▶ **What the exercise asks**: Set the listing down again in full, word for word, with the pictures left out.

==========

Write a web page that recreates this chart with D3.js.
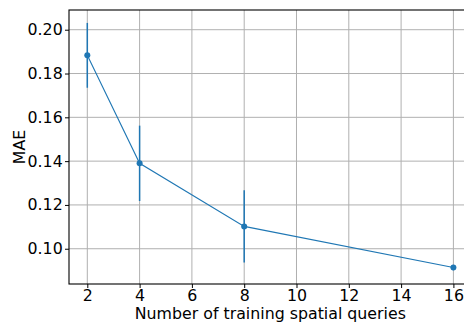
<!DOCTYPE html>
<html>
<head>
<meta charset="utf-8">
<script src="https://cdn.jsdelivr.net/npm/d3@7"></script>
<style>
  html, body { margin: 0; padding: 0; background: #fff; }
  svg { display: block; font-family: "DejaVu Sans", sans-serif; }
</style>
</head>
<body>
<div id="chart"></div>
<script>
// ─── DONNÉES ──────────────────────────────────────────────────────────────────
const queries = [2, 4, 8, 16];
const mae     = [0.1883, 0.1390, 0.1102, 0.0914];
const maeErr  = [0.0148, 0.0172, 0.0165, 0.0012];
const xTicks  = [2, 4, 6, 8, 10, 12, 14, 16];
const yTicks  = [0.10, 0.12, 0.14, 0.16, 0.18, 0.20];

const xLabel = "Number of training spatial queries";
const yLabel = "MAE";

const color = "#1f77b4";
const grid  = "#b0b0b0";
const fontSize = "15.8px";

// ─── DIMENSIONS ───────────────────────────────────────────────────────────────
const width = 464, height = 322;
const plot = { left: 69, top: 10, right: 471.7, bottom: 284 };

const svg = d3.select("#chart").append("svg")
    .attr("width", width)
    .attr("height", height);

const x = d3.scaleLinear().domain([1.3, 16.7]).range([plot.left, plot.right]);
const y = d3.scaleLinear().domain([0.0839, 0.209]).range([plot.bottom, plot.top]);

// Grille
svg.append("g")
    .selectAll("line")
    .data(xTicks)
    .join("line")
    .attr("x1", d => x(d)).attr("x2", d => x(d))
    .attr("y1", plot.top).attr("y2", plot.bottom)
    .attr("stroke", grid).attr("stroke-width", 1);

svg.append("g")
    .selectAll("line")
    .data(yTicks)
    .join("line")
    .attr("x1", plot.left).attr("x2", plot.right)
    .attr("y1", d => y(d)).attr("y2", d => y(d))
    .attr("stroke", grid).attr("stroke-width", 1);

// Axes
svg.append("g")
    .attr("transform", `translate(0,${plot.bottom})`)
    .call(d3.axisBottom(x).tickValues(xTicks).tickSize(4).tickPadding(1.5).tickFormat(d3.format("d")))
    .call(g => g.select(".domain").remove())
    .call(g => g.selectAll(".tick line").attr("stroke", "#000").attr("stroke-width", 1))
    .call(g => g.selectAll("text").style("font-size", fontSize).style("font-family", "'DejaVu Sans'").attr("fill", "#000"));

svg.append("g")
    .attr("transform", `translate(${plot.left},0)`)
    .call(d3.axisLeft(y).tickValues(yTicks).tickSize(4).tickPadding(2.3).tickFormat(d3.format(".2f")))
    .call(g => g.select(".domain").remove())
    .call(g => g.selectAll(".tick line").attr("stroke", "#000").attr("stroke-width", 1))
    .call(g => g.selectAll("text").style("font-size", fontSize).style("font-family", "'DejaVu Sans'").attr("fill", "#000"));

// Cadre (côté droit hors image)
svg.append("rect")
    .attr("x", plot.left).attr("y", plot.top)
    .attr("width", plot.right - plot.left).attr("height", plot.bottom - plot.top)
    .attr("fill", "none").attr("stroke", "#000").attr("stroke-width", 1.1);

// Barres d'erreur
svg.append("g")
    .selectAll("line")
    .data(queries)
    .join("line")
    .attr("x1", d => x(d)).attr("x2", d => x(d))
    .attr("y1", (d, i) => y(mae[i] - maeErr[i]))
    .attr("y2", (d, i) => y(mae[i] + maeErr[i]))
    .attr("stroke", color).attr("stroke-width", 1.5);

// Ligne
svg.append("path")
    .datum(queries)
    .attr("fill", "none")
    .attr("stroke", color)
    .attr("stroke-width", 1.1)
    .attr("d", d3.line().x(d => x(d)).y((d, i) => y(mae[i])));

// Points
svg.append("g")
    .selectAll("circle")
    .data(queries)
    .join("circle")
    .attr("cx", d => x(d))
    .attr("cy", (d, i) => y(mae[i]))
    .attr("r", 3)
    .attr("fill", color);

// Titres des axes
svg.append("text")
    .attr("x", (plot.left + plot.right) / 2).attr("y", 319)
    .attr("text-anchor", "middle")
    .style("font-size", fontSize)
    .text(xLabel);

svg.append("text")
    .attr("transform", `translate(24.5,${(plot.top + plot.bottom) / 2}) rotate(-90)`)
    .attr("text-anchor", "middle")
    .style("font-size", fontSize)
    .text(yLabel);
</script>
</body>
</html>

==========

▶ **Correct answer**:
Write a web page that recreates this chart with D3.js.
<!DOCTYPE html>
<html>
<head>
<meta charset="utf-8">
<script src="https://cdn.jsdelivr.net/npm/d3@7"></script>
<style>
  html, body { margin: 0; padding: 0; background: #fff; }
  svg { display: block; font-family: "DejaVu Sans", sans-serif; }
</style>
</head>
<body>
<div id="chart"></div>
<script>
// ─── DONNÉES ──────────────────────────────────────────────────────────────────
const queries = [2, 4, 8, 16];
const mae     = [0.1883, 0.1390, 0.1102, 0.0914];
const maeErr  = [0.0148, 0.0172, 0.0165, 0.0012];
const xTicks  = [2, 4, 6, 8, 10, 12, 14, 16];
const yTicks  = [0.10, 0.12, 0.14, 0.16, 0.18, 0.20];

const xLabel = "Number of training spatial queries";
const yLabel = "MAE";

const color = "#1f77b4";
const grid  = "#b0b0b0";
const fontSize = "15.8px";

// ─── DIMENSIONS ───────────────────────────────────────────────────────────────
const width = 464, height = 322;
const plot = { left: 69, top: 10, right: 471.7, bottom: 284 };

const svg = d3.select("#chart").append("svg")
    .attr("width", width)
    .attr("height", height);

const x = d3.scaleLinear().domain([1.3, 16.7]).range([plot.left, plot.right]);
const y = d3.scaleLinear().domain([0.0839, 0.209]).range([plot.bottom, plot.top]);

// Grille
svg.append("g")
    .selectAll("line")
    .data(xTicks)
    .join("line")
    .attr("x1", d => x(d)).attr("x2", d => x(d))
    .attr("y1", plot.top).attr("y2", plot.bottom)
    .attr("stroke", grid).attr("stroke-width", 1);

svg.append("g")
    .selectAll("line")
    .data(yTicks)
    .join("line")
    .attr("x1", plot.left).attr("x2", plot.right)
    .attr("y1", d => y(d)).attr("y2", d => y(d))
    .attr("stroke", grid).attr("stroke-width", 1);

// Axes
svg.append("g")
    .attr("transform", `translate(0,${plot.bottom})`)
    .call(d3.axisBottom(x).tickValues(xTicks).tickSize(4).tickPadding(1.5).tickFormat(d3.format("d")))
    .call(g => g.select(".domain").remove())
    .call(g => g.selectAll(".tick line").attr("stroke", "#000").attr("stroke-width", 1))
    .call(g => g.selectAll("text").style("font-size", fontSize).style("font-family", "'DejaVu Sans'").attr("fill", "#000"));

svg.append("g")
    .attr("transform", `translate(${plot.left},0)`)
    .call(d3.axisLeft(y).tickValues(yTicks).tickSize(4).tickPadding(2.3).tickFormat(d3.format(".2f")))
    .call(g => g.select(".domain").remove())
    .call(g => g.selectAll(".tick line").attr("stroke", "#000").attr("stroke-width", 1))
    .call(g => g.selectAll("text").style("font-size", fontSize).style("font-family", "'DejaVu Sans'").attr("fill", "#000"));

// Cadre (côté droit hors image)
svg.append("rect")
    .attr("x", plot.left).attr("y", plot.top)
    .attr("width", plot.right - plot.left).attr("height", plot.bottom - plot.top)
    .attr("fill", "none").attr("stroke", "#000").attr("stroke-width", 1.1);

// Barres d'erreur
svg.append("g")
    .selectAll("line")
    .data(queries)
    .join("line")
    .attr("x1", d => x(d)).attr("x2", d => x(d))
    .attr("y1", (d, i) => y(mae[i] - maeErr[i]))
    .attr("y2", (d, i) => y(mae[i] + maeErr[i]))
    .attr("stroke", color).attr("stroke-width", 1.5);

// Ligne
svg.append("path")
    .datum(queries)
    .attr("fill", "none")
    .attr("stroke", color)
    .attr("stroke-width", 1.1)
    .attr("d", d3.line().x(d => x(d)).y((d, i) => y(mae[i])));

// Points
svg.append("g")
    .selectAll("circle")
    .data(queries)
    .join("circle")
    .attr("cx", d => x(d))
    .attr("cy", (d, i) => y(mae[i]))
    .attr("r", 3)
    .attr("fill", color);

// Titres des axes
svg.append("text")
    .attr("x", (plot.left + plot.right) / 2).attr("y", 319)
    .attr("text-anchor", "middle")
    .style("font-size", fontSize)
    .text(xLabel);

svg.append("text")
    .attr("transform", `translate(24.5,${(plot.top + plot.bottom) / 2}) rotate(-90)`)
    .attr("text-anchor", "middle")
    .style("font-size", fontSize)
    .text(yLabel);
</script>
</body>
</html>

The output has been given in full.